A terceira característica dos larps do Luiz Prado é algo que já foi fruto de discussões informais (entre ele, Luiz Falcão e eu): operarem em algum pólo de um binômio que ou ocupa o espaço a partir da re-significação, ou re-significa o espaço a partir da ocupação. Um exemplo do primeiro pólo é Andarilho, onde os participantes utilizam-se de bares, restaurantes e calçadas, ocupadas a partir do momento em que a partitura orienta que aqueles lugares são outra coisa durante a duração do larp. O segundo pólo, cujo exemplo é Chuva Ácida (segundo o Luiz Falcão, já que não tive oportunidade de participar), onde a própria ocupação do espaço pelos participantes dá um outro significado pelo ambiente. Deriva, nesse sentido, une os dóis pólos desse binômio: o ambiente do larp é re-significado (a floresta), e a partir disso é ocupado. Recursivamente, a ocupação pelos participantes dá novos significados para o ambiente de jogo. Isso porque, como cada participante está sozinho na floresta, a presença dos outros participantes na sala pode/deve ser re-significada. Dessa forma, assim como ocorre com mesas e cadeiras, os corpos dos outros participantes poderiam se tornar, na ficção, pedras, animais ou árvores, por exemplo. Com segurança, Deriva cria um frutífero diálogo, e aprofunda ainda mais a questão, no que tangencia tanto as salas diegéticas do larp, quanto o role-playing como construção interativa da diegese subjetiva (artigos de Carsten Andreasen e Markus Montola, respectivamente, encontrados no livro As Larp Grows Up).

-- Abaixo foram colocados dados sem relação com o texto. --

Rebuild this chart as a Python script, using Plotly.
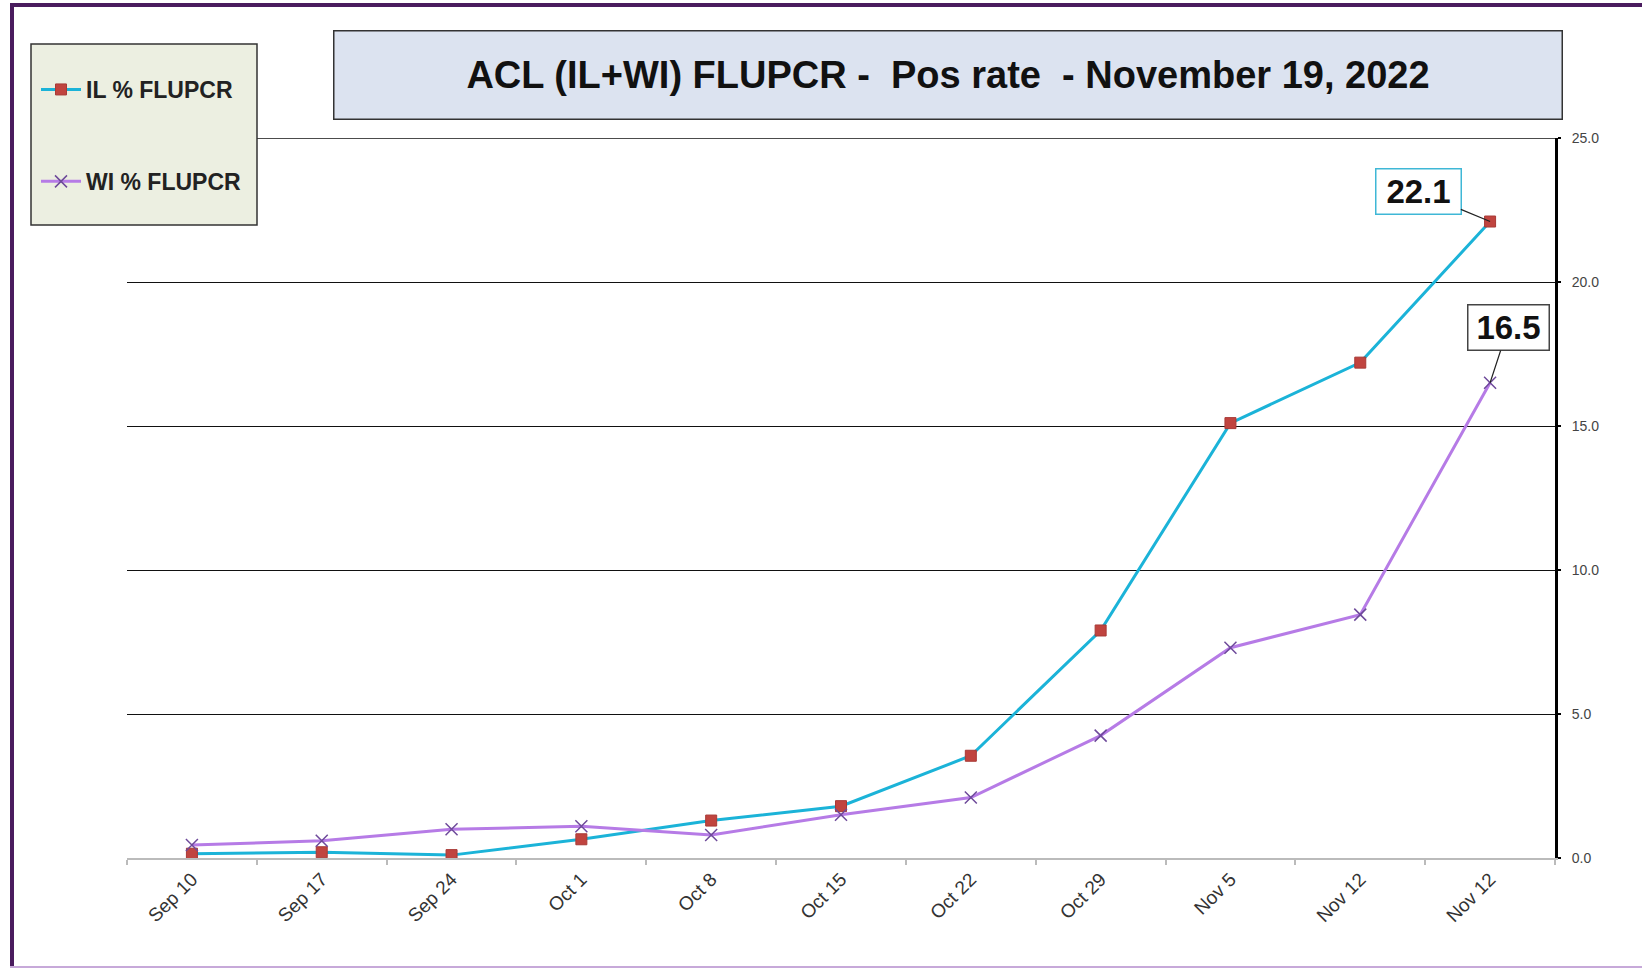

Além disso, o larp me proporcionou um bleed, no sentido de incomodar por criar uma identificação com algo que tenho problemas em encarar na vida cotidiana: estar sozinho num lugar cheio de gente (tal qual ocorre no metrô).

Cinco pessoas participaram dessa segunda execução (a primeira foi durante a programação TERRITÓRIO LARP, executada no SESC Ipiranga). E aqui cabe também o registro para a participação do organizador que, igualmente numa chave solipsista, promove a trilha sonora ao vivo durante o larp. Com isso, é estimulado pelas ações dos outros participantes, ao mesmo tempo em que as notas do violão estimulam os participantes. Todos convivendo num mesmo ambiente concreto, mas em cinco distintos ambientes ficcionais.